In the balance: Uefa fears a split as European football prepares to elect its new president
European body to elect a new president whose main task will be to stop what officials say is an inexorable slide towards a breakaway soccer Super League
Uefa elects a new president on Wednesday whose main task will be to stop what European officials say is an inexorable slide towards a breakaway soccer Super League open only to wealthy clubs such as Real Madrid and Manchester City.
Aleksander Ceferin, a lawyer from Slovenia, and Dutchman Michael van Praag, an experienced football administrator, are the only candidates for a job which will essentially involve keeping European football intact in its current form.
The election, which will be held in Athens, has been called after former president Michel Platini was banned last October as Fifa’s ethics committee investigated allegations of unethical conduct.
Platini, banned for four years, finally resigned in May after exhausting the appeal process and the power vacuum allowed the big clubs to negotiate changes to the flagship Champions League in their favour.

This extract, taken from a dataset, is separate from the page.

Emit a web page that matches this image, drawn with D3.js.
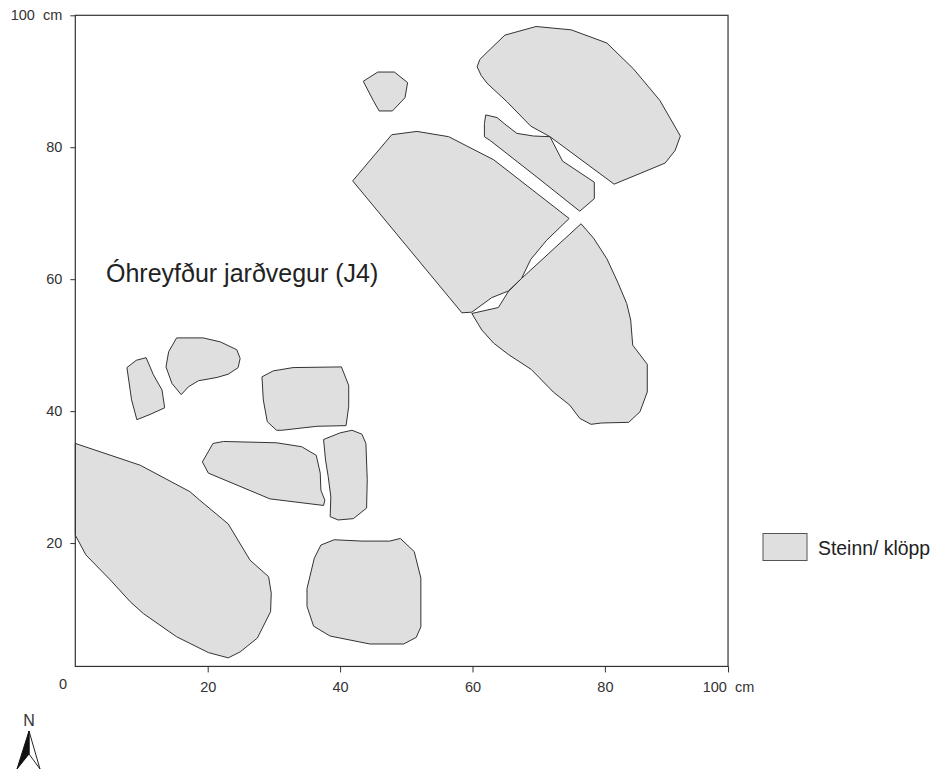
<!DOCTYPE html>
<html>
<head>
<meta charset="utf-8">
<script src="https://d3js.org/d3.v7.min.js"></script>
<style>
  body { margin: 0; background: #fff; }
  svg { display: block; }
  text { font-family: "Liberation Sans", Arial, sans-serif; white-space: pre; }
</style>
</head>
<body>
<script>
// stone outlines in cm as [x, y]
var rockTopRight = [[60.7,92.2],[61.1,93.3],[62.2,94.4],[64.9,97.0],[69.6,98.3],[74.9,97.8],[80.3,95.8],[84.3,91.9],[88.3,87.1],[91.4,81.7],[90.6,79.5],[89.1,77.6],[81.4,74.4],[71.7,81.6],[68.8,83.2],[65.2,86.9],[62.2,89.7],[61.3,90.9]];
var rockSmallTop = [[43.5,90.0],[45.7,91.4],[48.2,91.4],[50.2,89.8],[49.8,87.5],[47.9,85.5],[45.9,85.5],[45.0,87.1]];
var rockSliver = [[62.0,84.9],[63.7,84.5],[64.9,83.5],[66.7,82.1],[69.2,81.7],[71.7,81.6],[73.6,77.9],[78.4,74.7],[78.4,72.2],[76.2,70.3],[70.2,75.1],[62.7,81.0],[61.8,81.6],[61.8,83.6]];
var rockMiddle = [[41.9,74.9],[47.8,81.9],[51.6,82.4],[56.4,81.6],[63.2,78.1],[74.6,69.2],[71.2,65.9],[68.8,63.0],[67.4,60.1],[65.4,58.2],[62.9,57.2],[59.9,55.0],[58.4,54.9]];
var rockLowerRight = [[76.4,68.4],[78.3,66.2],[80.3,63.1],[82.0,59.4],[83.3,56.3],[83.9,53.8],[84.2,50.0],[86.4,47.1],[86.4,42.9],[85.3,39.9],[83.6,38.3],[79.5,38.2],[77.9,38.0],[76.2,38.9],[74.7,40.9],[72.2,42.9],[68.9,46.3],[65.4,48.6],[63.2,50.3],[61.4,52.3],[59.9,54.8],[63.9,55.7],[65.4,58.1],[67.4,60.1]];
var rockLeftSmall = [[7.8,46.6],[9.2,47.7],[10.7,48.1],[11.8,45.5],[13.1,43.2],[13.5,40.5],[11.3,39.5],[9.3,38.7],[8.5,41.7]];
var rockLeftRound = [[15.3,51.1],[19.3,51.1],[21.9,50.5],[24.4,49.3],[24.9,48.0],[24.6,46.6],[23.1,45.6],[21.4,45.1],[18.6,44.6],[17.1,43.7],[16.0,42.5],[14.6,44.2],[13.7,46.7],[14.1,49.0]];
var rockSquare = [[28.2,45.2],[29.9,46.1],[32.9,46.6],[40.2,46.7],[41.3,43.9],[41.3,40.7],[40.9,37.8],[36.5,37.7],[31.2,37.1],[30.4,37.1],[29.0,38.4],[28.4,41.7]];
var rockLong = [[20.8,35.1],[22.4,35.4],[30.4,35.2],[34.2,34.6],[36.4,33.3],[37.0,30.6],[37.1,28.0],[37.7,26.5],[37.5,25.7],[29.4,26.7],[20.1,30.6],[19.2,32.3]];
var rockUpright = [[37.5,35.7],[40.0,36.7],[41.8,37.1],[43.3,36.5],[43.9,35.1],[44.1,29.6],[44.0,25.3],[42.0,23.7],[39.7,23.5],[38.5,24.0],[38.6,27.0],[38.2,30.1],[37.8,32.6]];
var rockBigLeft = [[0.0,35.1],[9.8,31.8],[17.3,27.8],[18.8,26.5],[23.1,22.9],[26.4,17.4],[29.2,14.9],[29.6,12.4],[29.5,9.6],[27.5,5.6],[24.9,3.5],[23.1,2.6],[20.1,3.4],[15.3,5.8],[10.3,9.3],[8.3,11.1],[5.3,14.4],[1.6,18.2],[0.0,21.2]];
var rockBottom = [[37.1,19.7],[39.1,20.5],[43.3,20.3],[47.5,20.3],[49.1,20.7],[51.2,18.7],[52.2,14.7],[52.2,7.3],[51.5,5.7],[49.6,4.7],[44.5,4.7],[38.5,5.9],[36.0,7.4],[35.0,10.4],[35.0,13.1],[36.1,17.7]];

var rocks = [rockTopRight, rockSmallTop, rockSliver, rockMiddle, rockLowerRight, rockLeftSmall, rockLeftRound, rockSquare, rockLong, rockUpright, rockBigLeft, rockBottom];

var xTicks = [20, 40, 60, 80, 98.6];
var yTicks = [20, 40, 60, 80, 100];
var xEnd = 98.6;   // the frame stops short of 100 on the x side
var yStart = 1.3;  // and does not quite reach 0 on the y side
var mapLabel = "Óhreyfður jarðvegur (J4)";
var legendLabel = "Steinn/ klöpp";

var width = 936, height = 773;
var lineColor = "#333", fillColor = "#dfdfdf", textColor = "#333";

var svg = d3.select("body").append("svg")
    .attr("width", width)
    .attr("height", height);

var x = d3.scaleLinear().domain([0, 100]).range([75.3, 737.3]);
var y = d3.scaleLinear().domain([0, 100]).range([675, 15.3]);

// rocks
var line = d3.line()
    .x(function(d) { return x(d[0]); })
    .y(function(d) { return y(d[1]); })
    .curve(d3.curveLinearClosed);

svg.selectAll("path.rock")
    .data(rocks)
  .enter().append("path")
    .attr("class", "rock")
    .attr("d", line)
    .attr("fill", fillColor)
    .attr("stroke", lineColor)
    .attr("stroke-width", 1);

// frame
svg.append("rect")
    .attr("x", x(0))
    .attr("y", y(100))
    .attr("width", x(xEnd) - x(0))
    .attr("height", y(yStart) - y(100))
    .attr("fill", "none")
    .attr("stroke", lineColor)
    .attr("stroke-width", 1.2);

// axes
var xAxis = d3.axisBottom(x)
    .tickValues(xTicks)
    .tickSize(6)
    .tickPadding(9)
    .tickFormat(function(d) { return d === xEnd ? "100  cm" : d; });

var yAxis = d3.axisLeft(y)
    .tickValues(yTicks)
    .tickSize(5)
    .tickPadding(8)
    .tickFormat(function(d) { return d === 100 ? "100  cm" : d; });

var gx = svg.append("g")
    .attr("transform", "translate(0," + y(yStart) + ")")
    .call(xAxis);

var gy = svg.append("g")
    .attr("transform", "translate(" + x(0) + ",0)")
    .call(yAxis);

[gx, gy].forEach(function(g) {
  g.select(".domain").remove();
  g.selectAll("line").attr("stroke", lineColor);
  g.selectAll("text")
      .attr("fill", textColor)
      .style("font-family", '"Liberation Sans", Arial, sans-serif')
      .style("font-size", "14.5px");
});

svg.append("text")
    .attr("x", 63)
    .attr("y", 688.5)
    .attr("text-anchor", "middle")
    .attr("fill", textColor)
    .style("font-size", "14.5px")
    .text("0");

// label on the map
svg.append("text")
    .attr("x", 106)
    .attr("y", 282)
    .attr("fill", "#222")
    .style("font-size", "25px")
    .text(mapLabel);

// legend
svg.append("rect")
    .attr("x", 763)
    .attr("y", 533.5)
    .attr("width", 44)
    .attr("height", 27)
    .attr("fill", fillColor)
    .attr("stroke", "#555")
    .attr("stroke-width", 1);

svg.append("text")
    .attr("x", 818)
    .attr("y", 555)
    .attr("fill", "#222")
    .style("font-size", "19.4px")
    .text(legendLabel);

// north arrow
svg.append("text")
    .attr("x", 29)
    .attr("y", 725.5)
    .attr("text-anchor", "middle")
    .attr("fill", textColor)
    .style("font-size", "16px")
    .text("N");

var arrow = svg.append("g").attr("transform", "translate(29,731)");
arrow.append("path")
    .attr("d", "M0,0L11,38L0,23Z")
    .attr("fill", "#fff")
    .attr("stroke", "#222");
arrow.append("path")
    .attr("d", "M0,0L-12,38L0,23Z")
    .attr("fill", "#111")
    .attr("stroke", "#111");
</script>
</body>
</html>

Faced with the possibility of the big clubs forming their own Super League, Uefa said it had managed to “keep it in the family” but the move infuriated many clubs and leagues from outside the main countries.
Both candidates criticised the way in which the Champions League changes were made.
However, as so often happens in the secretive world of soccer politics where officials like to keep their options close to their chests, they were cagey on whether they would try to reverse the changes if elected.
“There needs to be a far stronger balance between sporting merit and commercial pressures, otherwise we risk an inexorable slide towards an NFL-style closed-shop system,” said Neil Doncaster, CEO of the Scottish league.
“Uefa has a duty to act on behalf of the entire game, not just a few, select clubs and leagues and it must take that duty far more seriously if it is not to risk presiding over a harmful fragmentation of the game.”
The European Club Association, which features members like Real Madrid and Juventus, says talks
are planned within months when Uefa and ECA leaders begin to shape the Champions League for three seasons from 2021.
ECA chairman Karl-Heinz Rummenigge said last week that clubs would stay and work “under the umbrella” of Uefa, when asked about the prospect of a breakaway Super League backed by Chinese company Dalian Wanda was possible.
Wanda’s plan is to eliminate the Uefa Champions and Europa Leagues and replace them with a single expanded competition of more than 64 teams.
Dutch league director Jacco Swart even predicted a worldwide league in the next few years, driven by “TV markets, huge sponsors, branding and marketing”.
The gap between the richest clubs and the rest has continued to grow over the last few years, fuelled by a revenue distribution system which dishes out larger sums to the bigger clubs and creates a snowball effect.
During the last European transfer window, Manchester United spent more on midfielder Paul Pogba – 100 million euros – than the combined transfer expenditure of Portugal’s 16 first division clubs.
Both candidates in the election, hailing from smaller nations, have experienced the differences first hand.
Ceferin’s homeland has been represented in the Champions League group stage only twice since 1992 – both times by Maribor. The 48-year-old appears to be the favourite, although he is little known outside Slovenia.
Like other once mighty clubs such as Benfica, Ajax has effectively become a feeder club for the big leagues, supplying young talents such as Zlatan Ibrahimovic and Luis Suarez, who both played there earlier in their careers.
Insiders say that the new incumbent, who will be in the post until 2019, will need the courage to stand up to the big clubs if he wants to keep the traditional pyramid system, where teams can rise and fall according to their sporting results.
Lars-Christer Olsson, head of the umbrella group representing 24 European leagues, said that ultimately sponsors were likely to shy away from a sport which was splintered.
“The last thing they want is a split in the market,” he said. “I think Uefa was afraid for no real reason.”